By Ben Tinsley
DALLAS — It would be easy to assume the success of the March 2015 dinner honoring American-Israel Public Affairs Committee President-Elect Lillian Pinkus and featuring former President George W. Bush was the driving force behind the Texas state comptroller’s enthusiasm for investing in Israel bonds.
After all, the success of this King David Award Dinner at the Omni Hotel was monumental, helping sell $60 million in bonds for Israel projects, programs and improvements.
But really, it was the great credit rating — the credit worthiness — of Israel Bonds that won over Glenn Hegar, explained Texas Leadership Cabinet Chair Kenny Goldberg.
The success of the event “was nice icing on the cake, and it was nice to have him at that event,” Goldberg said. “But I really don’t think it had anything to do with his decision.”
Pinkus deferred comment on the matter to Goldberg, and George W. Bush’s office could not immediately be reached for comment.
In a Dec. 7 news release, Hegar announced fairly prominently that the state of Texas was one of the most recent investors in Israel bonds.
Hegar drew parallels between Israel’s “robust high-tech economy” and that of Texas, citing Israel as “one of the most active investment options for venture capital.”
Karen Garfield, Southwest Region executive director for Israel Bonds, said the similarities between the Texas and Israel are very important to note when considering the comptroller’s announcement.
“Texas and Israel have a lot in common,” Garfield said. “They are both on the forefront of groundbreaking technology.

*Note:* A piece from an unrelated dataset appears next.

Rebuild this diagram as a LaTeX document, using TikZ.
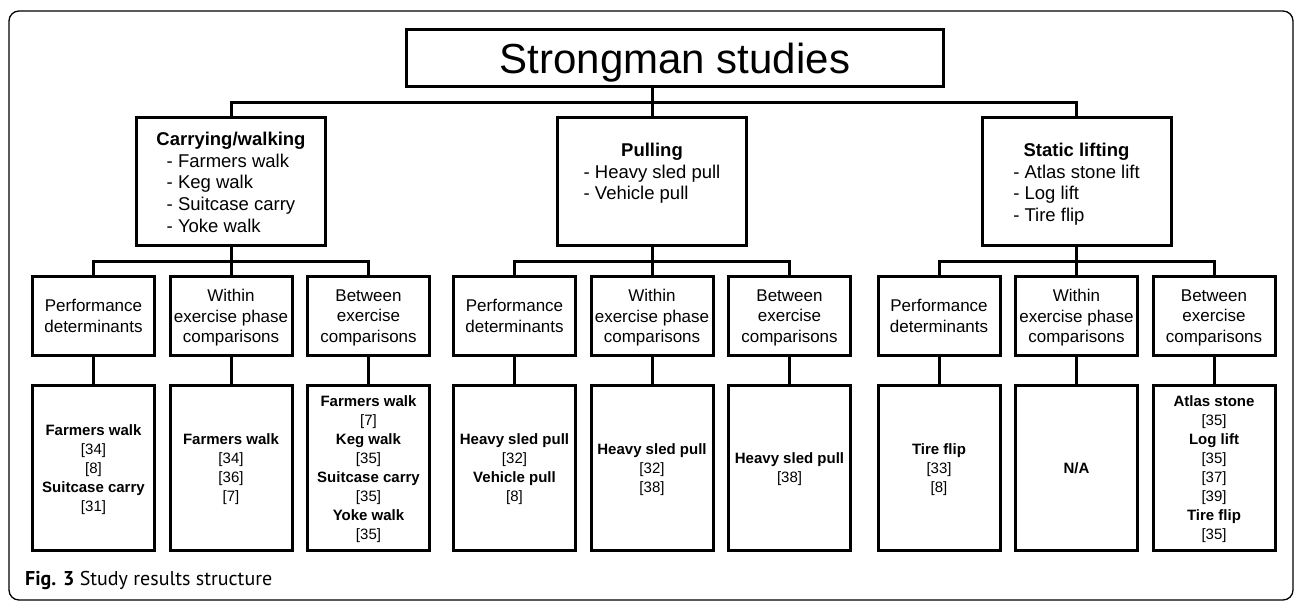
\documentclass[tikz,border=0pt]{standalone}
\usepackage{fontspec}
\setmainfont{Liberation Sans}
\newfontfamily\capfont{PT Sans}
\usetikzlibrary{positioning,calc}
\tikzset{
	title/.style={rectangle, draw=black, line width=3pt, minimum width=537pt, minimum height=57pt, text depth=0pt, font=\fontsize{42}{50}\selectfont},
	group/.style={rectangle, draw=black, line width=3pt, minimum width=189pt, minimum height=128pt, align=center, font=\fontsize{18.5}{21.7}\selectfont},
	aspect/.style={rectangle, draw=black, line width=3pt, minimum width=122pt, minimum height=79pt, inner sep=1pt, text depth=-2.5pt, align=center, font=\fontsize{17}{20.7}\selectfont, node distance=12.5pt},
	result/.style={rectangle, draw=black, line width=3pt, minimum width=122pt, minimum height=165pt, inner sep=1pt, text depth=-3pt, align=center, font=\fontsize{15}{19}\selectfont},
	link/.style={line width=3pt}
}

\begin{document}
\begin{tikzpicture}[x=1pt, y=-1pt]
\useasboundingbox (0,0) rectangle (1295,602);
\draw[line width=1.3pt, rounded corners=10pt] (9,11) rectangle (1293,600);

\node[title] (Title) at (675,58) {Strongman studies};
\node[group, text depth=63.6pt] (Carry) at (231,181.5) {\textbf{Carrying/walking}\\\begin{tabular}[t]{@{}l@{}}- Farmers walk\\- Keg walk\\- Suitcase carry\\- Yoke walk\end{tabular}};
\node[group, text depth=42pt] (Pull) at (652,181.5) {\textbf{Pulling}\\\begin{tabular}[t]{@{}l@{}}- Heavy sled pull\\- Vehicle pull\end{tabular}};
\node[group, text depth=42pt] (Static) at (1076.5,181.5) {\textbf{Static lifting}\\\begin{tabular}[t]{@{}l@{}}- Atlas stone lift\\- Log lift\\- Tire flip\end{tabular}};

\node[aspect] (C2) [below=28pt of Carry] {Within\\exercise phase\\comparisons};
\node[aspect] (C1) [left=of C2] {Performance\\determinants};
\node[aspect] (C3) [right=of C2] {Between\\exercise\\comparisons};
\node[aspect] (P2) [below=28pt of Pull] {Within\\exercise phase\\comparisons};
\node[aspect] (P1) [left=of P2] {Performance\\determinants};
\node[aspect] (P3) [right=of P2] {Between\\exercise\\comparisons};
\node[aspect] (S2) [below=28pt of Static] {Within\\exercise phase\\comparisons};
\node[aspect] (S1) [left=of S2] {Performance\\determinants};
\node[aspect] (S3) [right=of S2] {Between\\exercise\\comparisons};

\node[result] (Cr1) [below=27pt of C1] {\textbf{Farmers walk}\\{[34]}\\{[8]}\\\textbf{Suitcase carry}\\{[31]}};
\node[result] (Cr2) [below=27pt of C2] {\textbf{Farmers walk}\\{[34]}\\{[36]}\\{[7]}};
\node[result] (Cr3) [below=27pt of C3] {\textbf{Farmers walk}\\{[7]}\\\textbf{Keg walk}\\{[35]}\\\textbf{Suitcase carry}\\{[35]}\\\textbf{Yoke walk}\\{[35]}};
\node[result] (Pr1) [below=27pt of P1] {\textbf{Heavy sled pull}\\{[32]}\\\textbf{Vehicle pull}\\{[8]}};
\node[result] (Pr2) [below=27pt of P2] {\textbf{Heavy sled pull}\\{[32]}\\{[38]}};
\node[result] (Pr3) [below=27pt of P3] {\textbf{Heavy sled pull}\\{[38]}};
\node[result] (Sr1) [below=27pt of S1] {\textbf{Tire flip}\\{[33]}\\{[8]}};
\node[result] (Sr2) [below=27pt of S2] {\textbf{N/A}};
\node[result] (Sr3) [below=27pt of S3] {\textbf{Atlas stone}\\{[35]}\\\textbf{Log lift}\\{[35]}\\{[37]}\\{[39]}\\\textbf{Tire flip}\\{[35]}};

% tree connectors
\draw[link] (Title.south -| Pull.north) -- (Pull.north);
\draw[link] (Carry.north) |- ($(Title.south -| Pull.north)!0.5!(Pull.north)$) -| (Static.north);
\draw[link] (Carry.south) -- (C2.north);
\draw[link] (C1.north) |- ($(Carry.south)!0.5!(C2.north)$) -| (C3.north);
\draw[link] (Pull.south) -- (P2.north);
\draw[link] (P1.north) |- ($(Pull.south)!0.5!(P2.north)$) -| (P3.north);
\draw[link] (Static.south) -- (S2.north);
\draw[link] (S1.north) |- ($(Static.south)!0.5!(S2.north)$) -| (S3.north);
\draw[link] (C1) -- (Cr1);
\draw[link] (C2) -- (Cr2);
\draw[link] (C3) -- (Cr3);
\draw[link] (P1) -- (Pr1);
\draw[link] (P2) -- (Pr2);
\draw[link] (P3) -- (Pr3);
\draw[link] (S1) -- (Sr1);
\draw[link] (S2) -- (Sr2);
\draw[link] (S3) -- (Sr3);

\node[anchor=base west, inner sep=0pt, font=\capfont\fontsize{20}{24}\selectfont] (Caption) at (25,585) {\textbf{Fig. 3} Study results structure};
\end{tikzpicture}
\end{document}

Both states work together and have a strong relationship and are proud to be partners in many areas. For instance, Texas A&M is opening a research and development center in Israel.”
Hegar said he visited Israel in the summer of 1994 and found it to be a truly amazing experience. He said he plans to go back there with his wife at the next opportunity.
Garfield stated that the information in the comptroller’s release came from an interview in the last quarter of 2015 that Israel Bonds conducted with him regarding his decision to invest.
Texas brought up its holdings to $50 million, she said.
When asked why he thought the purchase of Israel bonds was a smart investment for the state of Texas, Hegar replied, “Israel began its bond program in 1951 and has never missed a payment of principal and interest on Israel bonds in all the years since.”
Israel has a dynamic economy and a strong external balance sheet, with annual 3 percent growth expected through 2018, Hegar said.
In describing the connection Texas feels with Israel, Hegar noted, “Texans do tend to root for underdogs.”
He pointed out Israelis are “the acknowledged world experts in dryland farming, and that’s an achievement any Texan west of I-35 can understand and appreciate.”
Hegar said since 1951, more than 80 state and municipal public pension funds have invested over $2 billion in Israel bonds. Many states and municipalities such as New York, Ohio, Illinois and others — with the highest level of fiduciary responsibility — have acquired Israel bonds for their portfolios, he said.
Garfield said Texas is among the top five states with the most investment in Israel bonds.
Goldberg said this helps Texas and Israel cultivate and cement a relationship that could help either party in the future.
“We are very grateful to have the State of Texas investing in Israel,” he said.